• _TASK TO COMPLETE_:
Whenever a line below holds the word "script", copy that line.

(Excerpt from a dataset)
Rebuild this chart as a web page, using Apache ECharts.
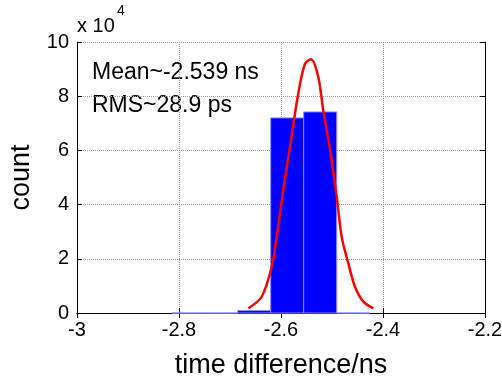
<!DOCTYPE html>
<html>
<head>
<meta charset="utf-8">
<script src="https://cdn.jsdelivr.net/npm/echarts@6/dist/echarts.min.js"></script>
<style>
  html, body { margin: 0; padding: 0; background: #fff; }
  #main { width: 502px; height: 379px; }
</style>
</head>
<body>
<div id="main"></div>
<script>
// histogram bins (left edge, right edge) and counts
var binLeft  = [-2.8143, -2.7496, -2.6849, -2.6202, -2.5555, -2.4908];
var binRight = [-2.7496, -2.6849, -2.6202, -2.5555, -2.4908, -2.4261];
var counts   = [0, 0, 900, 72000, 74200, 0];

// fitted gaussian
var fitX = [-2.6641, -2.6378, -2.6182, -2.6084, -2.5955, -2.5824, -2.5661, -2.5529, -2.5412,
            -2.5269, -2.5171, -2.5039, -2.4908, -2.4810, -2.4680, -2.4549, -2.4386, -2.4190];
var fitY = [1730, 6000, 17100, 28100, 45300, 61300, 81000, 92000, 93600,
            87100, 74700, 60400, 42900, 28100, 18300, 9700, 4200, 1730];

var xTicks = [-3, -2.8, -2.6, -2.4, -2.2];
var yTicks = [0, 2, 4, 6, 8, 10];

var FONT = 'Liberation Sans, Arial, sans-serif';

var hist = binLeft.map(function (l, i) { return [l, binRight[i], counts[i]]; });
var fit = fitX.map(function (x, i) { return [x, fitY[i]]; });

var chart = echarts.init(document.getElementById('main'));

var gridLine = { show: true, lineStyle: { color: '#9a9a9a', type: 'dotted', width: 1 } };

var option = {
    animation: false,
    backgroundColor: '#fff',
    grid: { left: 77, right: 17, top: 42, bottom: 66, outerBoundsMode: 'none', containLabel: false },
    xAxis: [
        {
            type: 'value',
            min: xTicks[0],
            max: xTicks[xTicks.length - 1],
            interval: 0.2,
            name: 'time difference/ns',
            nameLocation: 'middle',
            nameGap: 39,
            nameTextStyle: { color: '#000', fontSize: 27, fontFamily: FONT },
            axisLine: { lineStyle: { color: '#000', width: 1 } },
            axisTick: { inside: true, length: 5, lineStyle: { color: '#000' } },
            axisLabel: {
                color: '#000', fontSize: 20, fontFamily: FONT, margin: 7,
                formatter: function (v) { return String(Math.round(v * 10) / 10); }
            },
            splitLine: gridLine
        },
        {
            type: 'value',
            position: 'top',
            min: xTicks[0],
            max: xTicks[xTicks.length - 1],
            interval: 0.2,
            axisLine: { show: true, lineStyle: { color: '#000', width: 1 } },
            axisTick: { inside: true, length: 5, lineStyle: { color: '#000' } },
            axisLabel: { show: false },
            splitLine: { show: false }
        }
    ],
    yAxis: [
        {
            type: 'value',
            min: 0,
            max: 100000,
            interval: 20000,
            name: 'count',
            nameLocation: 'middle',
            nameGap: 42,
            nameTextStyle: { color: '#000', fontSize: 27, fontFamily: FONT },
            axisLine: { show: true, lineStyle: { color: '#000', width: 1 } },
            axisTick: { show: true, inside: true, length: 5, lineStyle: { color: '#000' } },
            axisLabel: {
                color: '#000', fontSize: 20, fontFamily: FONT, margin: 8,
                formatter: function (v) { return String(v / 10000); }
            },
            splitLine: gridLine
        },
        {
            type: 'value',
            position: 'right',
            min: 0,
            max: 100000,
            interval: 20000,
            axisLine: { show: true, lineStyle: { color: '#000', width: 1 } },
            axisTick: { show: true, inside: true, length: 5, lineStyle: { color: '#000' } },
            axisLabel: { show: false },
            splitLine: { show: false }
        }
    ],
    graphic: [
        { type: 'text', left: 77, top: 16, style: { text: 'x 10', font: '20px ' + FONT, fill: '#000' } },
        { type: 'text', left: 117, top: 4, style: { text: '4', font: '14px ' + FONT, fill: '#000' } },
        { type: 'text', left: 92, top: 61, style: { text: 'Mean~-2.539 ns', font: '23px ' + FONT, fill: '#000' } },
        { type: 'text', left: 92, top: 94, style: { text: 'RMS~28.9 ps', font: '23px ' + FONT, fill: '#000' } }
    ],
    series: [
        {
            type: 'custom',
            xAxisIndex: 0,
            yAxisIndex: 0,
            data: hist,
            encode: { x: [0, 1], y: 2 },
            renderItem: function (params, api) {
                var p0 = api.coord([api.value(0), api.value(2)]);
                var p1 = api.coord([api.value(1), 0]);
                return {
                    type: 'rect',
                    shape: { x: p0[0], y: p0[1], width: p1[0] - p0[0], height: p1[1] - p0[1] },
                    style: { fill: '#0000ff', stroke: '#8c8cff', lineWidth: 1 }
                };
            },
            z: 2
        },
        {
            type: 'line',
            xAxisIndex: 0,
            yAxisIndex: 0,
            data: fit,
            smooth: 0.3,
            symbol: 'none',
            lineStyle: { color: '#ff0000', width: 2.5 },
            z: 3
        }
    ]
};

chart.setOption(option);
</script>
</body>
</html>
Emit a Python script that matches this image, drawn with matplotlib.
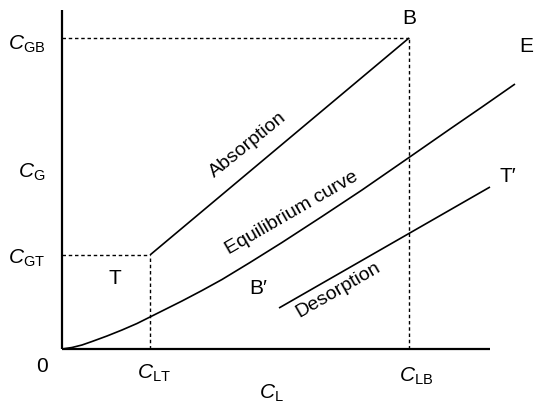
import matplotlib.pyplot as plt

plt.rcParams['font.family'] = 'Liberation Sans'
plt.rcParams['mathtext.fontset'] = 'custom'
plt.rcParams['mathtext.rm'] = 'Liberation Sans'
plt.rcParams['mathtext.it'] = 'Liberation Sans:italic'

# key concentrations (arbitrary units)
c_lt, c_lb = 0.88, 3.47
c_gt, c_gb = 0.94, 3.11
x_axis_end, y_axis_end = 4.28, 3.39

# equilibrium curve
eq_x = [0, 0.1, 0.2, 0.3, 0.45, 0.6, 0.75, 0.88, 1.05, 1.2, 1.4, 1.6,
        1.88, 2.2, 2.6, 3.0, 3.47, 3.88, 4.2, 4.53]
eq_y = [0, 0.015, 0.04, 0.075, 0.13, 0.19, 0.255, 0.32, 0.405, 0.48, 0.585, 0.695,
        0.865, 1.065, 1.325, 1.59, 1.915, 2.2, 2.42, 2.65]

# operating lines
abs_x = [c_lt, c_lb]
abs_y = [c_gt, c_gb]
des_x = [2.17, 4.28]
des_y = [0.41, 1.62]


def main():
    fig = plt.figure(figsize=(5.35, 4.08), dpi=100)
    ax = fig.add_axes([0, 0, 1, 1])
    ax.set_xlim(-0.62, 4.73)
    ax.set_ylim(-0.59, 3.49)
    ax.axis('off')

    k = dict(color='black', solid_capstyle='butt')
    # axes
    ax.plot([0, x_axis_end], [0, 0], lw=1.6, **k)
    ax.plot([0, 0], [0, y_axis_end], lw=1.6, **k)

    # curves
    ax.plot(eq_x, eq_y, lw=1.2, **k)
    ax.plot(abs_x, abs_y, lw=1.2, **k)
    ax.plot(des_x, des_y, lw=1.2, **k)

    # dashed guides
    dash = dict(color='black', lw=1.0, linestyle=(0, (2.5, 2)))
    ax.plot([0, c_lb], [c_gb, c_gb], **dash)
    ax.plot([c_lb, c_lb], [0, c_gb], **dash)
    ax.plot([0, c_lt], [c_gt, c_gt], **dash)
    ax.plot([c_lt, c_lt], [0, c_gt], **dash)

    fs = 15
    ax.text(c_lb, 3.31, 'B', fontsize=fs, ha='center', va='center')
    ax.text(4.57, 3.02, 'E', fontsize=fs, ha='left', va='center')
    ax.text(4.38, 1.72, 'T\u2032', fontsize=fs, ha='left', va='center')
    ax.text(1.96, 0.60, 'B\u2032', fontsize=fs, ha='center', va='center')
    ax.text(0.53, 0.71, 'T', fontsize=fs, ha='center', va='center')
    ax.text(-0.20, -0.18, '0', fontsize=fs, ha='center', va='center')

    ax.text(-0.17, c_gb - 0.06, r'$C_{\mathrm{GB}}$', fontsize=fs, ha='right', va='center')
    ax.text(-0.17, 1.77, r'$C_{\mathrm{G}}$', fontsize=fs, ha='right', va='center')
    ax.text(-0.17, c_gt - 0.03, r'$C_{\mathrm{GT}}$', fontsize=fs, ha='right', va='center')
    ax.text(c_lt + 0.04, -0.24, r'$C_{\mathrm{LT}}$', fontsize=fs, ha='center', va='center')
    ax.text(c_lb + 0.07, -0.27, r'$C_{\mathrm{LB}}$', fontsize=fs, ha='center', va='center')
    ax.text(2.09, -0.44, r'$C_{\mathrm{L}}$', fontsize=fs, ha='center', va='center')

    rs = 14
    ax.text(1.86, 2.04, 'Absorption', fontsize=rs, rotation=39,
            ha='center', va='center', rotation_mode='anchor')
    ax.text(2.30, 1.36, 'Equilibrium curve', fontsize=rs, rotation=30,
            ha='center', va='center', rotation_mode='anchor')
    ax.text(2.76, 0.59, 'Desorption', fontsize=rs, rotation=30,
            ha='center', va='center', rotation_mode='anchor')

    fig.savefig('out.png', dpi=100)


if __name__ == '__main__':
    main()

• _RESPONSE_:
<script src="https://cdn.jsdelivr.net/npm/echarts@6/dist/echarts.min.js"></script>
<script>
</script>
Emit a Python script that matches this image, drawn with matplotlib.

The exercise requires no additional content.